**Exercise directions:** Leave out every picture, then transcribe the rest of the listing exactly.

**Records with drawing code:**

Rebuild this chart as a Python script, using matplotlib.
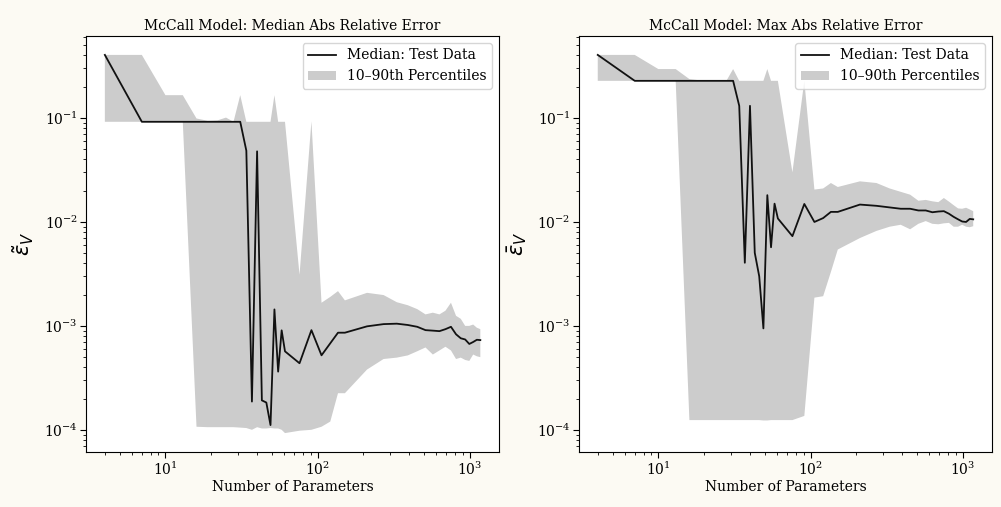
import matplotlib
matplotlib.use('Agg')
import matplotlib.pyplot as plt
import numpy as np

plt.rcParams['font.family'] = 'serif'
plt.rcParams['font.serif'] = ['DejaVu Serif']

# number of parameters
n_params = [4, 7, 10, 13, 16, 19, 22, 25, 28, 31, 34, 37, 40, 43, 46, 49, 52, 55, 58, 61,
            76, 91, 106, 121, 136, 151, 211, 271, 331, 391, 451, 511, 571, 631, 691, 751,
            811, 871, 931, 991, 1051, 1111, 1171]

# median abs relative error
med_median = [0.405, 0.092, 0.092, 0.092, 0.092, 0.092, 0.092, 0.092, 0.092, 0.092, 0.0485,
              1.87e-4, 0.0478, 1.92e-4, 1.83e-4, 1.11e-4, 1.44e-3, 3.63e-4, 9.06e-4, 5.69e-4,
              4.37e-4, 9.1e-4, 5.21e-4, 6.8e-4, 8.6e-4, 8.6e-4, 9.9e-4, 1.04e-3, 1.05e-3,
              1.02e-3, 9.8e-4, 9.1e-4, 9.0e-4, 8.9e-4, 9.3e-4, 9.8e-4, 8.3e-4, 7.6e-4, 7.4e-4,
              6.7e-4, 7.0e-4, 7.35e-4, 7.3e-4]
med_p10 = [0.092, 0.092, 0.092, 0.092, 1.07e-4, 1.06e-4, 1.06e-4, 1.06e-4, 1.06e-4, 1.05e-4,
           1.04e-4, 1.0e-4, 1.06e-4, 1.03e-4, 1.03e-4, 1.04e-4, 1.03e-4, 1.03e-4, 1.0e-4, 9.3e-5,
           9.8e-5, 1.0e-4, 1.07e-4, 1.2e-4, 2.25e-4, 2.25e-4, 3.8e-4, 4.8e-4, 4.95e-4, 5.2e-4,
           5.7e-4, 6.2e-4, 5.3e-4, 5.8e-4, 6.3e-4, 5.8e-4, 4.8e-4, 4.95e-4, 4.7e-4, 4.6e-4,
           5.3e-4, 5.1e-4, 5.0e-4]
med_p90 = [0.405, 0.405, 0.166, 0.166, 0.099, 0.094, 0.095, 0.101, 0.092, 0.166, 0.092, 0.092,
           0.092, 0.092, 0.092, 0.092, 0.166, 0.092, 0.092, 0.092, 3.1e-3, 0.093, 1.67e-3,
           1.9e-3, 2.16e-3, 1.76e-3, 2.08e-3, 1.98e-3, 1.69e-3, 1.58e-3, 1.45e-3, 1.29e-3,
           1.34e-3, 1.29e-3, 1.4e-3, 1.67e-3, 1.25e-3, 1.17e-3, 1.0e-3, 1.0e-3, 1.03e-3,
           9.6e-4, 9.3e-4]

# max abs relative error
max_median = [0.405, 0.228, 0.228, 0.228, 0.228, 0.228, 0.228, 0.228, 0.228, 0.228, 0.131,
              4.05e-3, 0.131, 5.05e-3, 3.0e-3, 9.46e-4, 0.0181, 5.71e-3, 0.0150, 0.0108,
              7.3e-3, 0.0149, 0.0100, 0.0109, 0.0125, 0.0125, 0.0147, 0.0143, 0.0138, 0.0134,
              0.0134, 0.0129, 0.0129, 0.0124, 0.0126, 0.0127, 0.0120, 0.0112, 0.0106, 0.0101,
              0.0100, 0.0107, 0.0106]
max_p10 = [0.228, 0.228, 0.228, 0.228, 1.24e-4, 1.24e-4, 1.24e-4, 1.24e-4, 1.24e-4, 1.24e-4,
           1.24e-4, 1.24e-4, 1.24e-4, 1.24e-4, 1.24e-4, 1.23e-4, 1.23e-4, 1.24e-4, 1.24e-4,
           1.24e-4, 1.24e-4, 1.36e-4, 1.87e-3, 1.93e-3, 3.3e-3, 5.43e-3, 7.0e-3, 8.2e-3, 9.0e-3,
           9.4e-3, 8.5e-3, 9.6e-3, 1.02e-2, 9.6e-3, 9.5e-3, 9.7e-3, 9.8e-3, 9.0e-3, 9.0e-3,
           9.4e-3, 9.0e-3, 8.9e-3, 9.1e-3]
max_p90 = [0.405, 0.405, 0.296, 0.296, 0.237, 0.23, 0.228, 0.232, 0.228, 0.296, 0.228, 0.228,
           0.228, 0.228, 0.228, 0.228, 0.296, 0.228, 0.228, 0.228, 0.030, 0.228, 0.0205, 0.021,
           0.0237, 0.0217, 0.0246, 0.0237, 0.021, 0.0195, 0.0183, 0.016, 0.0163, 0.0158,
           0.0155, 0.017, 0.0157, 0.0145, 0.0135, 0.0134, 0.0137, 0.0132, 0.0127]

fig = plt.figure(figsize=(10.01, 5.07), dpi=100, facecolor='#fcfaf3')
ax1 = fig.add_axes([0.086, 0.1085, 0.4126, 0.8205])
ax2 = fig.add_axes([0.5784, 0.1085, 0.4126, 0.8205])

panels = [
    (ax1, med_median, med_p10, med_p90, 'McCall Model: Median Abs Relative Error', r'$\tilde{\varepsilon}_V$'),
    (ax2, max_median, max_p10, max_p90, 'McCall Model: Max Abs Relative Error', r'$\bar{\varepsilon}_V$'),
]

for ax, med, lo, hi, title, ylab in panels:
    ax.plot(n_params, med, color='#111111', lw=1.3, label='Median: Test Data')
    ax.fill_between(n_params, lo, hi, facecolor='#cccccc', edgecolor='none',
                    label='10–90th Percentiles')
    ax.set_xscale('log')
    ax.set_yscale('log')
    ax.set_title(title, fontsize=10, pad=4)
    ax.set_xlabel('Number of Parameters', fontsize=10, labelpad=2)
    ax.set_ylabel(ylab, fontsize=15, family='DejaVu Sans', labelpad=6)
    ax.tick_params(which='major', labelsize=10, length=4, pad=2)
    ax.tick_params(which='minor', length=2.5)
    ax.legend(loc='upper right', fontsize=10)

ax2.set_ylim(ax1.get_ylim())

plt.savefig('out.png', dpi=100, facecolor=fig.get_facecolor())
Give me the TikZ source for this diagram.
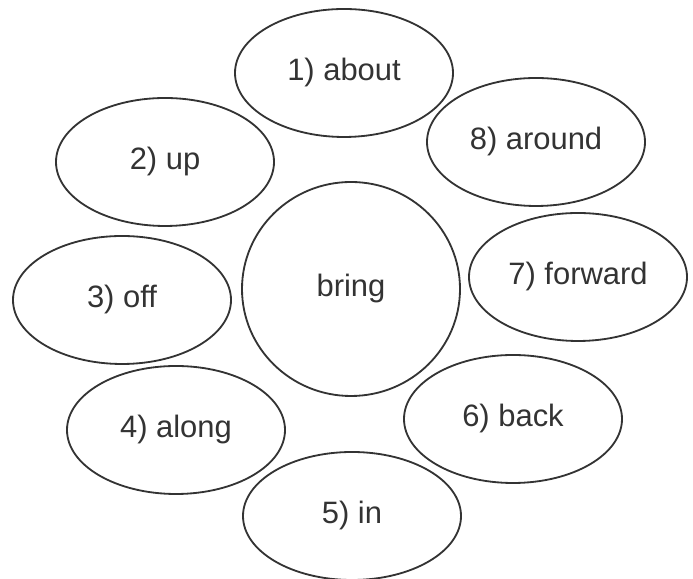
\documentclass[tikz,border=0pt]{standalone}
\usepackage{fontspec}
\setmainfont{Liberation Sans}
\usetikzlibrary{shapes.geometric}

\begin{document}
\begin{tikzpicture}[x=1cm,y=1cm,font=\fontsize{22}{26}\selectfont,
  ring/.style={draw=black!80,text=black!80,line width=1.3pt,ellipse,inner sep=0pt,
    minimum width=5.45cm,minimum height=3.2cm},
  hub/.style={ring,minimum height=5.35cm}]
 \useasboundingbox (0,0) rectangle (17.325,14.475);
 % ---- centre ----
 \node[hub] (bring) at (8.775,7.25) {bring};
 % ---- particles ----
 \node[ring] (about) at (8.6,12.65) {1) about};
 \node[ring] (up) at (4.125,10.425) {2) up};
 \node[ring] (off) at (3.05,6.975) {3) off};
 \node[ring] (along) at (4.4,3.725) {4) along};
 \node[ring] (in) at (8.8,1.575) {5) in};
 \node[ring] (back) at (12.825,4.0) {6) back};
 \node[ring] (forward) at (14.45,7.55) {7) forward};
 \node[ring] (around) at (13.4,10.925) {8) around};
\end{tikzpicture}
\end{document}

**Full answer:**
Rebuild this chart as a Python script, using matplotlib.
import matplotlib
matplotlib.use('Agg')
import matplotlib.pyplot as plt
import numpy as np

plt.rcParams['font.family'] = 'serif'
plt.rcParams['font.serif'] = ['DejaVu Serif']

# number of parameters
n_params = [4, 7, 10, 13, 16, 19, 22, 25, 28, 31, 34, 37, 40, 43, 46, 49, 52, 55, 58, 61,
            76, 91, 106, 121, 136, 151, 211, 271, 331, 391, 451, 511, 571, 631, 691, 751,
            811, 871, 931, 991, 1051, 1111, 1171]

# median abs relative error
med_median = [0.405, 0.092, 0.092, 0.092, 0.092, 0.092, 0.092, 0.092, 0.092, 0.092, 0.0485,
              1.87e-4, 0.0478, 1.92e-4, 1.83e-4, 1.11e-4, 1.44e-3, 3.63e-4, 9.06e-4, 5.69e-4,
              4.37e-4, 9.1e-4, 5.21e-4, 6.8e-4, 8.6e-4, 8.6e-4, 9.9e-4, 1.04e-3, 1.05e-3,
              1.02e-3, 9.8e-4, 9.1e-4, 9.0e-4, 8.9e-4, 9.3e-4, 9.8e-4, 8.3e-4, 7.6e-4, 7.4e-4,
              6.7e-4, 7.0e-4, 7.35e-4, 7.3e-4]
med_p10 = [0.092, 0.092, 0.092, 0.092, 1.07e-4, 1.06e-4, 1.06e-4, 1.06e-4, 1.06e-4, 1.05e-4,
           1.04e-4, 1.0e-4, 1.06e-4, 1.03e-4, 1.03e-4, 1.04e-4, 1.03e-4, 1.03e-4, 1.0e-4, 9.3e-5,
           9.8e-5, 1.0e-4, 1.07e-4, 1.2e-4, 2.25e-4, 2.25e-4, 3.8e-4, 4.8e-4, 4.95e-4, 5.2e-4,
           5.7e-4, 6.2e-4, 5.3e-4, 5.8e-4, 6.3e-4, 5.8e-4, 4.8e-4, 4.95e-4, 4.7e-4, 4.6e-4,
           5.3e-4, 5.1e-4, 5.0e-4]
med_p90 = [0.405, 0.405, 0.166, 0.166, 0.099, 0.094, 0.095, 0.101, 0.092, 0.166, 0.092, 0.092,
           0.092, 0.092, 0.092, 0.092, 0.166, 0.092, 0.092, 0.092, 3.1e-3, 0.093, 1.67e-3,
           1.9e-3, 2.16e-3, 1.76e-3, 2.08e-3, 1.98e-3, 1.69e-3, 1.58e-3, 1.45e-3, 1.29e-3,
           1.34e-3, 1.29e-3, 1.4e-3, 1.67e-3, 1.25e-3, 1.17e-3, 1.0e-3, 1.0e-3, 1.03e-3,
           9.6e-4, 9.3e-4]

# max abs relative error
max_median = [0.405, 0.228, 0.228, 0.228, 0.228, 0.228, 0.228, 0.228, 0.228, 0.228, 0.131,
              4.05e-3, 0.131, 5.05e-3, 3.0e-3, 9.46e-4, 0.0181, 5.71e-3, 0.0150, 0.0108,
              7.3e-3, 0.0149, 0.0100, 0.0109, 0.0125, 0.0125, 0.0147, 0.0143, 0.0138, 0.0134,
              0.0134, 0.0129, 0.0129, 0.0124, 0.0126, 0.0127, 0.0120, 0.0112, 0.0106, 0.0101,
              0.0100, 0.0107, 0.0106]
max_p10 = [0.228, 0.228, 0.228, 0.228, 1.24e-4, 1.24e-4, 1.24e-4, 1.24e-4, 1.24e-4, 1.24e-4,
           1.24e-4, 1.24e-4, 1.24e-4, 1.24e-4, 1.24e-4, 1.23e-4, 1.23e-4, 1.24e-4, 1.24e-4,
           1.24e-4, 1.24e-4, 1.36e-4, 1.87e-3, 1.93e-3, 3.3e-3, 5.43e-3, 7.0e-3, 8.2e-3, 9.0e-3,
           9.4e-3, 8.5e-3, 9.6e-3, 1.02e-2, 9.6e-3, 9.5e-3, 9.7e-3, 9.8e-3, 9.0e-3, 9.0e-3,
           9.4e-3, 9.0e-3, 8.9e-3, 9.1e-3]
max_p90 = [0.405, 0.405, 0.296, 0.296, 0.237, 0.23, 0.228, 0.232, 0.228, 0.296, 0.228, 0.228,
           0.228, 0.228, 0.228, 0.228, 0.296, 0.228, 0.228, 0.228, 0.030, 0.228, 0.0205, 0.021,
           0.0237, 0.0217, 0.0246, 0.0237, 0.021, 0.0195, 0.0183, 0.016, 0.0163, 0.0158,
           0.0155, 0.017, 0.0157, 0.0145, 0.0135, 0.0134, 0.0137, 0.0132, 0.0127]

fig = plt.figure(figsize=(10.01, 5.07), dpi=100, facecolor='#fcfaf3')
ax1 = fig.add_axes([0.086, 0.1085, 0.4126, 0.8205])
ax2 = fig.add_axes([0.5784, 0.1085, 0.4126, 0.8205])

panels = [
    (ax1, med_median, med_p10, med_p90, 'McCall Model: Median Abs Relative Error', r'$\tilde{\varepsilon}_V$'),
    (ax2, max_median, max_p10, max_p90, 'McCall Model: Max Abs Relative Error', r'$\bar{\varepsilon}_V$'),
]

for ax, med, lo, hi, title, ylab in panels:
    ax.plot(n_params, med, color='#111111', lw=1.3, label='Median: Test Data')
    ax.fill_between(n_params, lo, hi, facecolor='#cccccc', edgecolor='none',
                    label='10–90th Percentiles')
    ax.set_xscale('log')
    ax.set_yscale('log')
    ax.set_title(title, fontsize=10, pad=4)
    ax.set_xlabel('Number of Parameters', fontsize=10, labelpad=2)
    ax.set_ylabel(ylab, fontsize=15, family='DejaVu Sans', labelpad=6)
    ax.tick_params(which='major', labelsize=10, length=4, pad=2)
    ax.tick_params(which='minor', length=2.5)
    ax.legend(loc='upper right', fontsize=10)

ax2.set_ylim(ax1.get_ylim())

plt.savefig('out.png', dpi=100, facecolor=fig.get_facecolor())
Give me the TikZ source for this diagram.
\documentclass[tikz,border=0pt]{standalone}
\usepackage{fontspec}
\setmainfont{Liberation Sans}
\usetikzlibrary{shapes.geometric}

\begin{document}
\begin{tikzpicture}[x=1cm,y=1cm,font=\fontsize{22}{26}\selectfont,
  ring/.style={draw=black!80,text=black!80,line width=1.3pt,ellipse,inner sep=0pt,
    minimum width=5.45cm,minimum height=3.2cm},
  hub/.style={ring,minimum height=5.35cm}]
 \useasboundingbox (0,0) rectangle (17.325,14.475);
 % ---- centre ----
 \node[hub] (bring) at (8.775,7.25) {bring};
 % ---- particles ----
 \node[ring] (about) at (8.6,12.65) {1) about};
 \node[ring] (up) at (4.125,10.425) {2) up};
 \node[ring] (off) at (3.05,6.975) {3) off};
 \node[ring] (along) at (4.4,3.725) {4) along};
 \node[ring] (in) at (8.8,1.575) {5) in};
 \node[ring] (back) at (12.825,4.0) {6) back};
 \node[ring] (forward) at (14.45,7.55) {7) forward};
 \node[ring] (around) at (13.4,10.925) {8) around};
\end{tikzpicture}
\end{document}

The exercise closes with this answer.